YOUR INSTRUCTIONS:
Set all the material down again unchanged, without the pictures.
--- start of GIVEN MATERIAL ---
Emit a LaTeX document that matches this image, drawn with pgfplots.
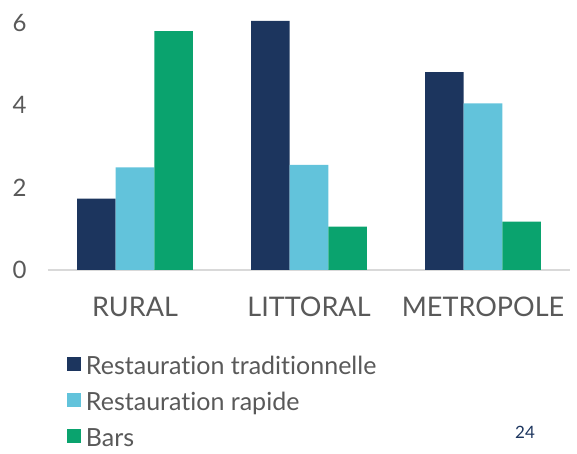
\documentclass[border=0pt]{standalone}
\usepackage{pgfplots}
\pgfplotsset{compat=1.18}
\usepackage{fontspec}
\setmainfont{Lato}[Ligatures={NoCommon}]
\definecolor{navy}{HTML}{1C355E}
\definecolor{lblue}{HTML}{62C3DB}
\definecolor{grn}{HTML}{0AA36E}
\definecolor{txt}{HTML}{595959}
\definecolor{base}{HTML}{D9D9D9}
\begin{document}
\begin{tikzpicture}
\path[use as bounding box] (-48pt,-184pt) rectangle (529pt,270pt);
\begin{axis}[
  scale only axis, width=522pt, height=255.75pt,
  xmin=-0.5, xmax=2.5, ymin=0, ymax=6.2,
  ybar=0pt, bar width=38.6pt,
  axis y line=none, axis x line*=bottom,
  axis line style={base, line width=1.2pt, -},
  xtick={0,1,2}, xticklabels={RURAL,LITTORAL,METROPOLE},
  xtick style={draw=none},
  x tick label style={font=\fontsize{27}{30}\selectfont, text=txt, yshift=-19pt},
  clip=false,
  legend style={at={(0.036,-0.328)}, anchor=north west, draw=none, fill=none,
    font=\fontsize{25}{28}\selectfont, text=txt, row sep=13pt, column sep=4pt,
    nodes={text height=19pt, text depth=2pt, inner sep=1pt},
    cells={anchor=west}, inner sep=0pt},
  legend image code/.code={\fill[#1] (0pt,-5pt) rectangle (14pt,9pt);},
]
\addplot[fill=navy, draw=none] coordinates {(0,1.73) (1,6.04) (2,4.80)};
\addplot[fill=lblue, draw=none] coordinates {(0,2.49) (1,2.55) (2,4.04)};
\addplot[fill=grn, draw=none] coordinates {(0,5.79) (1,1.05) (2,1.17)};
\legend{Restauration traditionnelle, Restauration rapide, Bars}
\foreach \v in {0,2,4,6} {
  \edef\tmp{\noexpand\node[anchor=east, font=\noexpand\fontsize{24}{28}\noexpand\selectfont, text=txt] at (axis cs:-0.5,\v) [xshift=-18pt] {\v};}
  \tmp
}
\end{axis}
\node[text=navy, font=\fontsize{17}{20}\selectfont] at (477pt,-162pt) {24};
\end{tikzpicture}
\end{document}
--- end of GIVEN MATERIAL ---
RESULT:
Emit a LaTeX document that matches this image, drawn with pgfplots.
\documentclass[border=0pt]{standalone}
\usepackage{pgfplots}
\pgfplotsset{compat=1.18}
\usepackage{fontspec}
\setmainfont{Lato}[Ligatures={NoCommon}]
\definecolor{navy}{HTML}{1C355E}
\definecolor{lblue}{HTML}{62C3DB}
\definecolor{grn}{HTML}{0AA36E}
\definecolor{txt}{HTML}{595959}
\definecolor{base}{HTML}{D9D9D9}
\begin{document}
\begin{tikzpicture}
\path[use as bounding box] (-48pt,-184pt) rectangle (529pt,270pt);
\begin{axis}[
  scale only axis, width=522pt, height=255.75pt,
  xmin=-0.5, xmax=2.5, ymin=0, ymax=6.2,
  ybar=0pt, bar width=38.6pt,
  axis y line=none, axis x line*=bottom,
  axis line style={base, line width=1.2pt, -},
  xtick={0,1,2}, xticklabels={RURAL,LITTORAL,METROPOLE},
  xtick style={draw=none},
  x tick label style={font=\fontsize{27}{30}\selectfont, text=txt, yshift=-19pt},
  clip=false,
  legend style={at={(0.036,-0.328)}, anchor=north west, draw=none, fill=none,
    font=\fontsize{25}{28}\selectfont, text=txt, row sep=13pt, column sep=4pt,
    nodes={text height=19pt, text depth=2pt, inner sep=1pt},
    cells={anchor=west}, inner sep=0pt},
  legend image code/.code={\fill[#1] (0pt,-5pt) rectangle (14pt,9pt);},
]
\addplot[fill=navy, draw=none] coordinates {(0,1.73) (1,6.04) (2,4.80)};
\addplot[fill=lblue, draw=none] coordinates {(0,2.49) (1,2.55) (2,4.04)};
\addplot[fill=grn, draw=none] coordinates {(0,5.79) (1,1.05) (2,1.17)};
\legend{Restauration traditionnelle, Restauration rapide, Bars}
\foreach \v in {0,2,4,6} {
  \edef\tmp{\noexpand\node[anchor=east, font=\noexpand\fontsize{24}{28}\noexpand\selectfont, text=txt] at (axis cs:-0.5,\v) [xshift=-18pt] {\v};}
  \tmp
}
\end{axis}
\node[text=navy, font=\fontsize{17}{20}\selectfont] at (477pt,-162pt) {24};
\end{tikzpicture}
\end{document}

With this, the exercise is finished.